イスタンブールの磯で生きた蟹を彼女が齧っていたら(...おいおい)、2人組の男に襲われて、それを救ってくれた通りすがりのナイフ投げ芸人のところに付いていって、彼と暮らし始めるのだが、彼は前に付きあっていた歌手のことをずっと想っていて。バカな男にとって極めて便利で都合のよい一途なアジア人女性の典型をこれでもか、っていう波乱万丈のメロのなかで見せられて、あーあ、ってなった。

Peter Pan (1924)

9月21日、日曜日の昼に見ました。
監督はHerbert Brenon。 サイレントで、(後から買われたものだと思うが)ディズニーのお城の上に星が降りそそぐオープニングのすごく古いのが。親子連れもいっぱい。

Anna May WongはTiger Lily役。 犬のNanaが着ぐるみだったり、ワニも着ぐるみでかわいいし(でも海にいるのか?)、引き込まれて見てしまった。

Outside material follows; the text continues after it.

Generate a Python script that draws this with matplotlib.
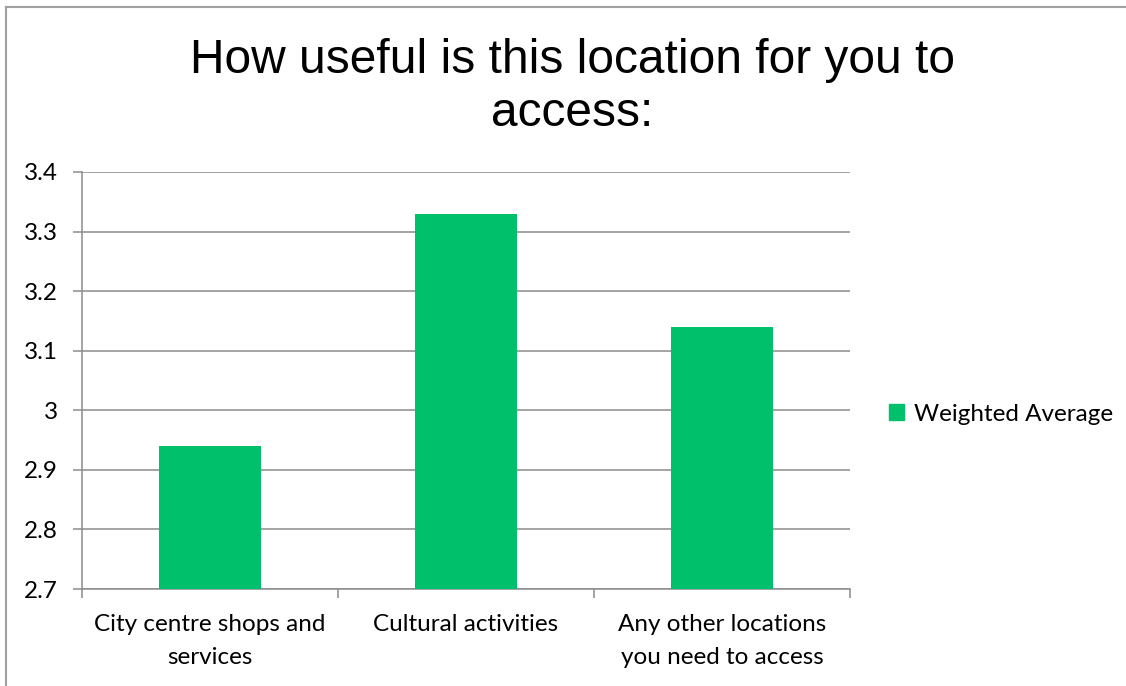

Tinker Bellが弱って死にそうになるところでは、Peter Panが客席に向かって「みんなの力が必要なんだ!力をくれ!」っていうので、日曜の昼間だし、みんなで懸命に拍手して、Tinker Bellを救ってあげたりした。

The Thief of Bagdad (1924)

9月21日、日曜日の午後に見ました。
監督は問答無用のRaoul Walsh、主演はDouglas Fairbanks。彼女はモンゴル人の奴隷役。 あっという間の154分。

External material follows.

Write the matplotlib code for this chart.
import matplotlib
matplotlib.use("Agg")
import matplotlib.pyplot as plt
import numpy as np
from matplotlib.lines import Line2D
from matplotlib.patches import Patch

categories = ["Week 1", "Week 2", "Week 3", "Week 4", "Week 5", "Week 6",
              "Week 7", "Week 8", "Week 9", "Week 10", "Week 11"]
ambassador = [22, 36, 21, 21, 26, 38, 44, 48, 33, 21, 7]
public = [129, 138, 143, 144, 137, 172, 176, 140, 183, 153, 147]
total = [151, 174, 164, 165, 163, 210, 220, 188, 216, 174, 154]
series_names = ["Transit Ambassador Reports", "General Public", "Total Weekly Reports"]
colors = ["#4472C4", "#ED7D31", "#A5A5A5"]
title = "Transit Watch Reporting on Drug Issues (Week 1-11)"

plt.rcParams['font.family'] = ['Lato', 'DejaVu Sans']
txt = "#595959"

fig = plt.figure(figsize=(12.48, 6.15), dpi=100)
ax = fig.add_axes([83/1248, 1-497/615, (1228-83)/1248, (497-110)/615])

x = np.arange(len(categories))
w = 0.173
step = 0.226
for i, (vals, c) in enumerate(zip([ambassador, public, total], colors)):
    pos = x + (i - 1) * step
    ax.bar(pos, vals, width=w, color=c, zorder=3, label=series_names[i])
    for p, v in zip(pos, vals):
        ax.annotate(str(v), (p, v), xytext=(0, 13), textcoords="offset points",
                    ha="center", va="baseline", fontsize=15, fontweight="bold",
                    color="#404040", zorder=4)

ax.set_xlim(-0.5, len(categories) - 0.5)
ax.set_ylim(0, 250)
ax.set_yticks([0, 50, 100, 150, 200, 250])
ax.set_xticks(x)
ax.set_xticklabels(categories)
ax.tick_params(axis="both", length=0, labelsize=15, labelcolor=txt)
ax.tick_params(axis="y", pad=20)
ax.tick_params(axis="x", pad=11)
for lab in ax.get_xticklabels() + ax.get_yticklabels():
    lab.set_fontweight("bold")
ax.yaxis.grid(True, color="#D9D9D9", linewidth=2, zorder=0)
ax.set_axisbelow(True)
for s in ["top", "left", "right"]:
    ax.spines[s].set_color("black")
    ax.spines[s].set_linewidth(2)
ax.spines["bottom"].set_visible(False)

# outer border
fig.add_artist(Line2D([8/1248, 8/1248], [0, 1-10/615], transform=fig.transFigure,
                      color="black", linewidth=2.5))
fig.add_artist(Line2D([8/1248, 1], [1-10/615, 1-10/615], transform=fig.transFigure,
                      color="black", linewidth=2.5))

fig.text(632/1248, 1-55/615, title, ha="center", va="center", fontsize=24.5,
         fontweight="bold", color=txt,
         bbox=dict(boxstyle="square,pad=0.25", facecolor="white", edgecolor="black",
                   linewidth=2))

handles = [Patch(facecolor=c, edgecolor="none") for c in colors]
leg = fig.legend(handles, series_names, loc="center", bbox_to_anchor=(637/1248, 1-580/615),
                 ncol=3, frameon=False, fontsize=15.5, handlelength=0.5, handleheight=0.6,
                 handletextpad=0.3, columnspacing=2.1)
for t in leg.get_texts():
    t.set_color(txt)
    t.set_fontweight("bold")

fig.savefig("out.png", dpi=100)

彼女の扱いも含めて、典型的なオリエンタル、アジア描写が満載なのだが、全体がおとぎ話の大噓ホラ噺風味を豪快に貫いてあまりにバカバカしいので、しょうがないか(なにが?)になってしまう。それらを浮かびあがらせずに納得させてしまう、セットや演技の堂々として力強いこと。

Hai-Tang (1930)

9月23日、火曜日の晩に見ました。
別の英語題は”The Flame of Love”。彼女の最初のサウンド映画で、声だけ別テイクにすればよいのに、英語版、ドイツ語版、フランス語版、それぞれ別に男性の主役を置いて、言語別に撮影された - フランス語版は、英語/ドイツ語版のプレミアの後にパリに渡って撮られたのだそう。で、彼女はひとり特訓して、ドイツ語もフランス語もぜんぶ自分の声で喋って演じている、って。一番メジャーなのはドイツ版だそうだが、今回上映されたのは英語版。

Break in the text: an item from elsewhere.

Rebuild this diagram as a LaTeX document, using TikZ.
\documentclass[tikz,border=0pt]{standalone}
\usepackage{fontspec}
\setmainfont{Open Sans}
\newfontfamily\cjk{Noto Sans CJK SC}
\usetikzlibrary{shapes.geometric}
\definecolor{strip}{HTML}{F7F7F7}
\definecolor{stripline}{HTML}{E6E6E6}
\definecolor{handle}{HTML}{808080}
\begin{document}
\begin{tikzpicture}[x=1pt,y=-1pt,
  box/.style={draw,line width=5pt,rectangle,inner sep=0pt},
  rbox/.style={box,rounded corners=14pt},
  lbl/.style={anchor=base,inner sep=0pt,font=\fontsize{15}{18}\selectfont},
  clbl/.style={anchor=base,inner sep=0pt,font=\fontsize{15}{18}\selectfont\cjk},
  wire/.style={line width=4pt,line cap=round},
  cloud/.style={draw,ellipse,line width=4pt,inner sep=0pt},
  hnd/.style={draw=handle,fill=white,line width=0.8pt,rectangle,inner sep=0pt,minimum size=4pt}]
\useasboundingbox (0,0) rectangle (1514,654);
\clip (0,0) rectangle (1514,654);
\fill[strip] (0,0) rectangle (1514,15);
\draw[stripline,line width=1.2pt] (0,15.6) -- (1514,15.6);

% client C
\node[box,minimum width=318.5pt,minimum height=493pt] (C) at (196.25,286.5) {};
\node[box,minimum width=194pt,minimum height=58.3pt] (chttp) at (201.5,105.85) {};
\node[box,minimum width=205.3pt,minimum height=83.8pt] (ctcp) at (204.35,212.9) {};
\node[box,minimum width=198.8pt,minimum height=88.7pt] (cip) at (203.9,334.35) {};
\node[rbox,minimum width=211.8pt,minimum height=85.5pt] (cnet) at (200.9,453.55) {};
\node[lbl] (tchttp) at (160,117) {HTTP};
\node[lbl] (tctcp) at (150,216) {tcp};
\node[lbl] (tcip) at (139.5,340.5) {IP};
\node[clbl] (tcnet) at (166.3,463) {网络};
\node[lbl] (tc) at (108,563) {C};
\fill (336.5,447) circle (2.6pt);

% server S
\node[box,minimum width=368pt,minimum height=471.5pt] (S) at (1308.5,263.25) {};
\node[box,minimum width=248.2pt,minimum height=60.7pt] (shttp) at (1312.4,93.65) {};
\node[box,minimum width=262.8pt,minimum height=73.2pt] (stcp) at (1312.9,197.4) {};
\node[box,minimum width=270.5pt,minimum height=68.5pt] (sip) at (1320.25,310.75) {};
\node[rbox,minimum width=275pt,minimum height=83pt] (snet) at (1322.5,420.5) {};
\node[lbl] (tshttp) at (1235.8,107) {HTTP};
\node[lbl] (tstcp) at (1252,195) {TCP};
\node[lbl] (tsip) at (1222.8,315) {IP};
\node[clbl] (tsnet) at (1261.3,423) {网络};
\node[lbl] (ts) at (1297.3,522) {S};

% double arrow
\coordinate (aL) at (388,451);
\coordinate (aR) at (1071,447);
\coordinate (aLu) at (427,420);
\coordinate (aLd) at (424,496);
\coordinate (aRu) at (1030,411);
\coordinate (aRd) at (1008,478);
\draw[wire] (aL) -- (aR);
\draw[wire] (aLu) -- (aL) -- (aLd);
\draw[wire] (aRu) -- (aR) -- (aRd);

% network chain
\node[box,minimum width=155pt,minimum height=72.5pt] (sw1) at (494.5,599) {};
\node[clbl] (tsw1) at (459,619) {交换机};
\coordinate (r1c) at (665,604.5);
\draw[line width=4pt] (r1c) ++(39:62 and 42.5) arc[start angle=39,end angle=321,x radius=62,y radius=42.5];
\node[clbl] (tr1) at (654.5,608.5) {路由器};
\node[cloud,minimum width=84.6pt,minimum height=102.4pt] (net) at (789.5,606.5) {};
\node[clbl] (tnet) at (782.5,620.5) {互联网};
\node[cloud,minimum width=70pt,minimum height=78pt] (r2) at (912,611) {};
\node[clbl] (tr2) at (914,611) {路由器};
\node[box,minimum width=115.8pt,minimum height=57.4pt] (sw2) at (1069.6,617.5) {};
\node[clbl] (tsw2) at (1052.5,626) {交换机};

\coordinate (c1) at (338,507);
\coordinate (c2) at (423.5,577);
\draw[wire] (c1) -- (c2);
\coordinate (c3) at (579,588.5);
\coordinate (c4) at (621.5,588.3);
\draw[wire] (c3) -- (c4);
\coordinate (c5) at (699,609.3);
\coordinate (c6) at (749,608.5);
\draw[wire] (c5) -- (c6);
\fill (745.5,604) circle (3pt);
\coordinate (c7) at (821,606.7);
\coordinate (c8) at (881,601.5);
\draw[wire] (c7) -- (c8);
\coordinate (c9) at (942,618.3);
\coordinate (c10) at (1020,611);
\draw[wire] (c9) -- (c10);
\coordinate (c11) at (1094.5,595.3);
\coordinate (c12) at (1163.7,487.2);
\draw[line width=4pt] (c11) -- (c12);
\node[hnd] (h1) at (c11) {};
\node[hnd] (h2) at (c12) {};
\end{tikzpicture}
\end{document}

ロシア人中尉が踊り子Hai-Tang (Anna May Wong)に恋をして部屋で会ったりしていて、でも彼の上官からHai-Tangと夜に食事をさせろ、って厳命がくだって… 今だとセクハラ、パワハラの教材ネタにしかならないくらいにしょうもないお話しなのだが、彼女のリアル歌声はすばらしかった。

まだ特集は続いていて、あと2本くらいは見ると思うので、また書くかも。続けて見ていった時に見えてくるものがメインストリームの大女優の特集のそれとはぜんぜんちがう。 ごくシンプルに、嫌な社会だ、って思う。